Policymakers at Nigeria’s central bank are set to keep the key interest rate on hold for a second straight meeting to get a better grasp of the inflation trajectory.
All seven economists in a Bloomberg survey expect Governor Olayemi Cardoso to retain the rate at 27.5% when he delivers the monetary policy committee’s decision after 2 pm at a press briefing in Abuja, the capital.
“The slightly uneven inflation trend observed after the January rebasing exercise may temper the MPC’s appetite for imminent rate cuts,” said Rand Merchant Bank’s Samantha Singh-Jami.
The consumer price index was overhauled for the first time in 16 years in January and the reference year changed to 2024.
Despite the revamp, inflation remains stubbornly high, slowing to an annual 23.7% in April. A slump in the price of oil, Nigeria’s main export, and a 4% drop in the naira against the dollar since April — when the US imposed a 10% tariff on trading partners that roiled global markets — have clouded the price path further.
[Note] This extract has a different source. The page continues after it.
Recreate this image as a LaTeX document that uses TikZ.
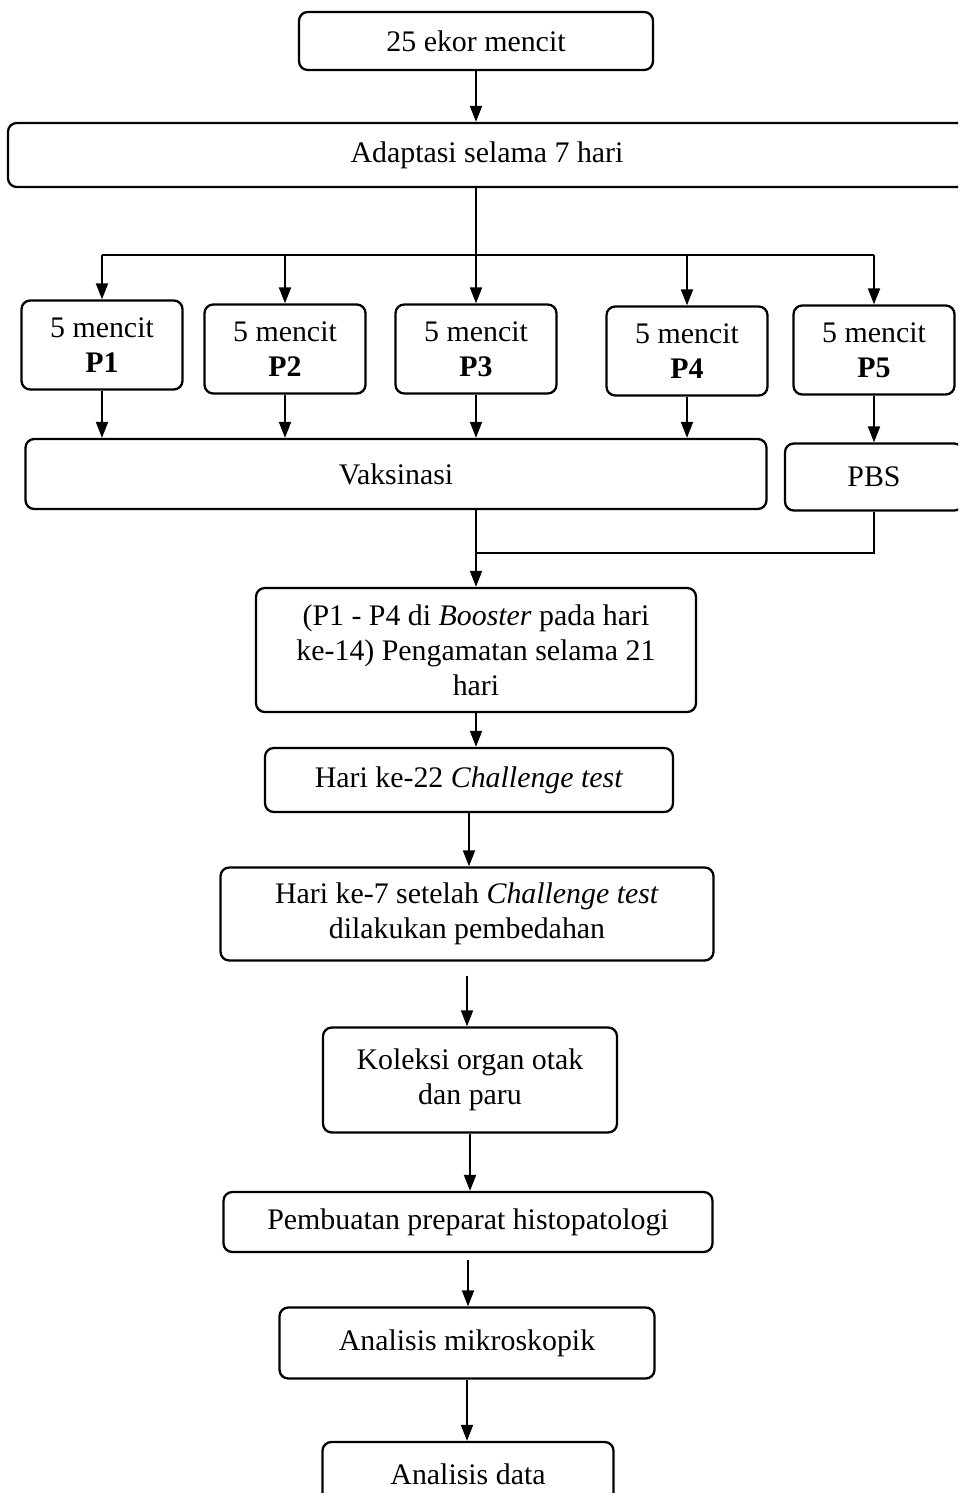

Africa’s largest oil producer will also likely hold on signs that the economy performed well in the first quarter, said Brendon Verster, an economist at Oxford Economics. “Monetary authorities may not be too concerned about potential growth weakness, leaving the apex bank to focus on stunting price pressures,” he said.
Bola Tinubu, who marks his second year in office on May 29, has set an ambitious 15% inflation target by year end.
Cardoso has been mute about the direction policymakers will take. At a function on May 12, he reiterated that the bank will continue its course of “orthodox policy that will see inflation moderate.”